After quickly assessing the target’s identity of which we had previous intelligence and estimating its target motion parameters, making an assessment of target range, the submarine went in for a deep dive to record the parameters of seawater temperature and density. This is normally done to make out the various layers created in the water which would deflect the acoustic noise coming from the target and thus guide the submarine about existence of shadow and illumination zones for positioning herself either to carry out an attack or evasion.
On completion of the deep dive, the submarine returned to attack depth for the main purpose of our mission.
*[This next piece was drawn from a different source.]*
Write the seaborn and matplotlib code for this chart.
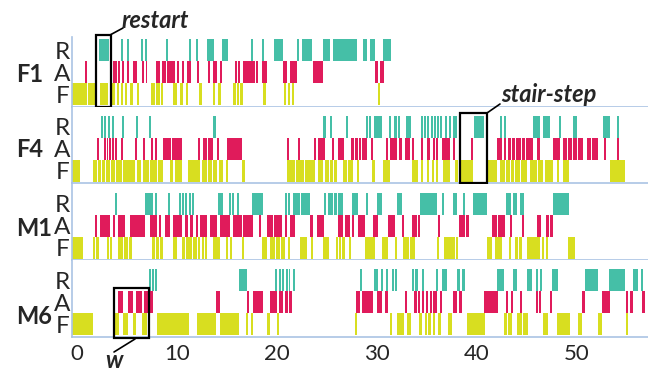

For the next 18 hours or so, we tracked and moved about at will like a cat playing with its prey at all depths conducive to our mission maintaining stealth at all times. This merchantman oblivious of our presence was moving about in the sea in a suspicious manner, frequently altering course using a route not frequented by shipping traffic at sea. Soon it went out of our area and the lull returned for another two weeks.
So ended our total patrol of about six weeks, wherein, we saw only 22 hours of intense action with the balance of time spent in nothingness. Strangely, on this sea sortie, there were no other craft encountered except of course near the mouth of the harbour of our home base. To keep the human mind occupied and stop playing tricks is a very daunting task requiring innovativeness in people handling. On entry to harbour and a detailed debrief, our mission was classified 100% successful as we had intercepted the correct target and achieved all mission aims. If a submarine could do this once, then it could repeat such an action at will at any other time as well, was the important lesson learnt.
The spider is a great teacher and its virtue of patience was once again reinforced into our psyches.